Our team made Habitify for iOS first, then Android. At the time the Android developer Kan Black joined the team, he could not make head or tail of the old code written by Peter. They had a really hard time discussing and figuring out what’s what.

And this tragedy continued to happen when another back-end dev joined the team. I may not fully understand the true essence of clean code as a developer would, but I do know one thing. Clean code unites. Clean code is the Lightbringer to doomsday of endless disputes between current developers, senior and junior developers. And this leads us to the next point.

4. Talk often

I believe developers need to talk just as much as any other people in the company, especially with fellow developers. Exchanging ideas often will keep developers in the know-how of the process, to see if they are following the designed procedure of the company, and yes, as mentioned above, to see if they are writing clean code.

Quite often, I’ve seen Android and iOS developers argue with each other over the name of some variables because they don’t have a consensus since the beginning.

In my company, we share the same account in Habitify called Habitify Team. Every day at 9 AM, our phones, laptops, tablets, and watches will fire off a “ding ding” sound to notify everyone that it’s meeting time. So no matter where we are, what we are doing, we’ll come back to the conference room for a quick meet-up.

You don’t necessarily need to have such recurrent meetings. A quick chat over a coffee break or in the restroom is enough to keep the wheel rolling.

5. Eat properly

No offence, but from my personal observations, developers are the most unhealthy people in the world when it comes to eating habits. It seems like there is this mystic religion that all developers follow: make their workspace their living space. What do I mean by that?

One of our developers, for example, eats, guitars, sleeps, watch animes, codes, reads, all at his desk, in his favorite corner of which the only friend is the bin where he dumps all the leftovers of his living into.

And since the developers I met have already eliminated the boundaries between a workspace and a living space, this negatively impacts their lifestyle. They eat while they work. They skip their lunches. They gobble snacks for hours in the afternoon. It seems that while coding, they are completely unaware of their calories intake, and whatever pleases their mouth, they automatically let it in.
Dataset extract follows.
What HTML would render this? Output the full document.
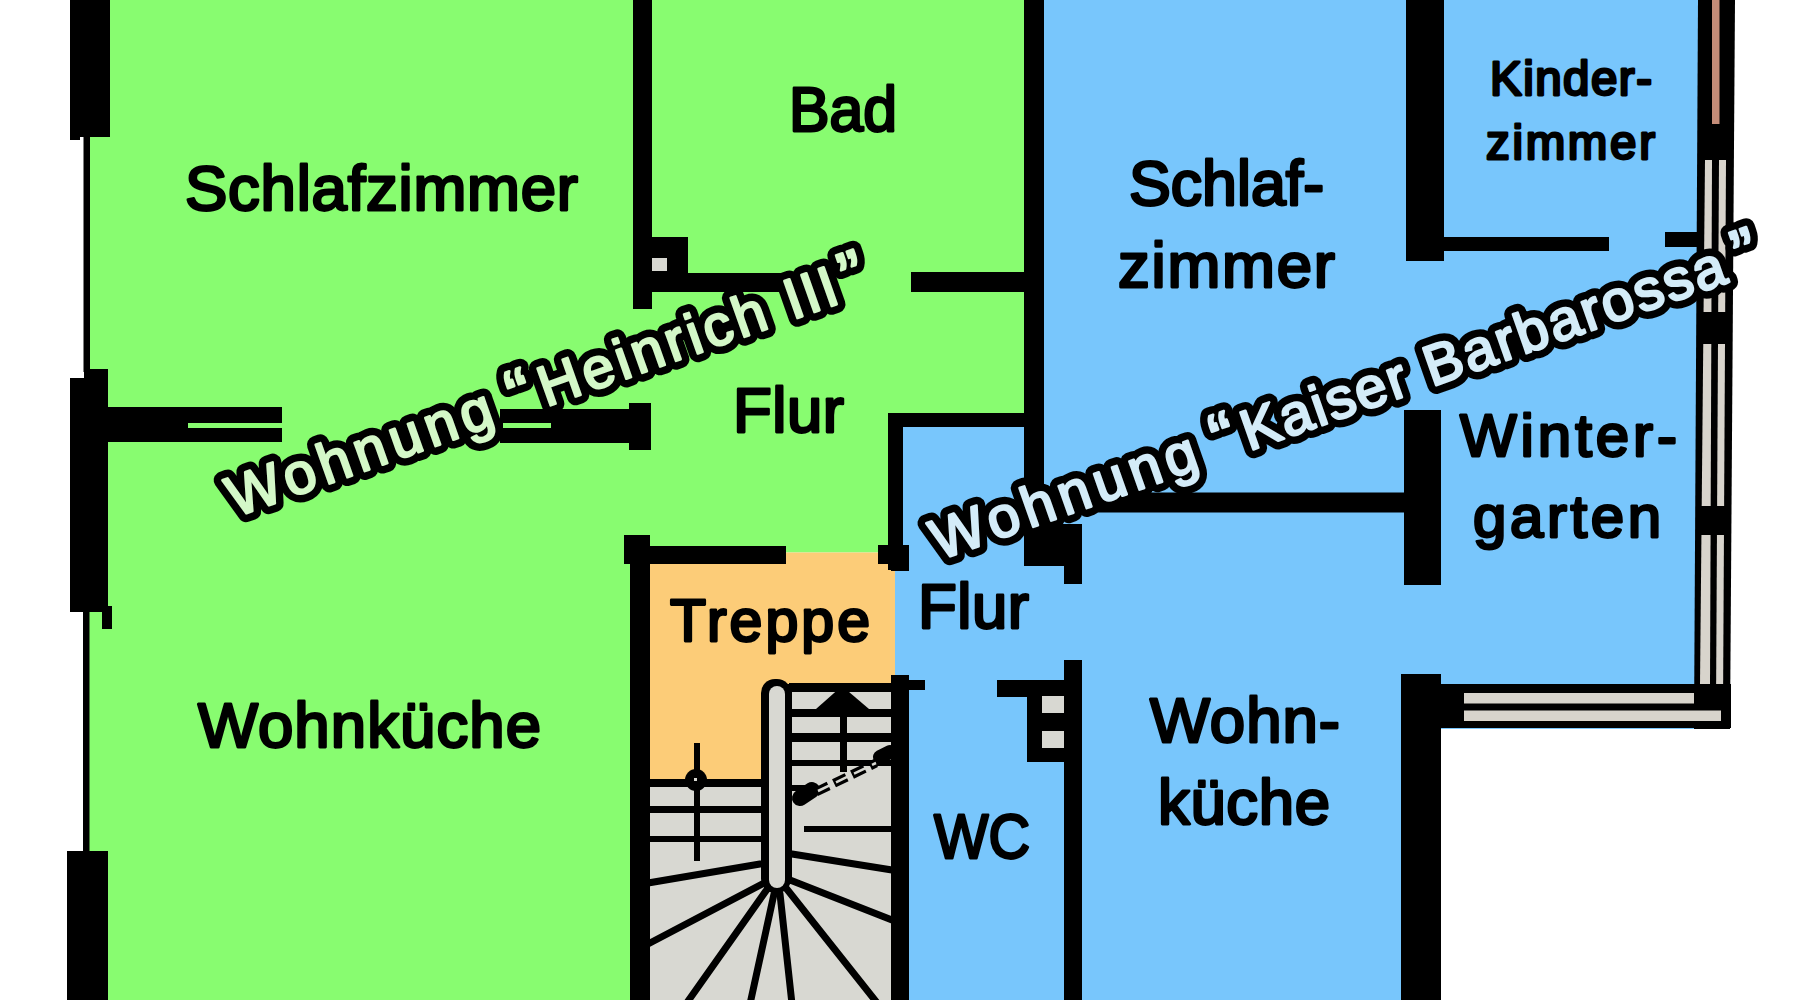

I can’t stress enough the importance of eating on time and with adequate portions. For developers, it is often overlooked by deadlines and old habits. If you find yourself somehow similar, you may want to try a few eating habits below:

  • Eat on time. Don’t skip any meal or eat too late. Either can seriously affect your digestive system and is the imminent evil for becoming overweight, recurring stomach pain, low blood pressure, just to name a few.
  • Don’t eat at your desk. Besides hygienic issues, you will be distracted by all the screens in front of you.
  • Eat clean. Stay away from chips. Instead, pay some attention to your eyes which is the hardest worker of the day. Eat healthy food for eyes such as fruits, veggies, fish. If you can cook for yourself, that’s the best.
Image by Fashioneyecenter.com.

I sincerely hope this article can provide another perspective for developers when thinking about their personal development and their lifestyle. If you’re interested in adding more in-depth insight, I’d be happy to discuss in the comment and update this post accordingly.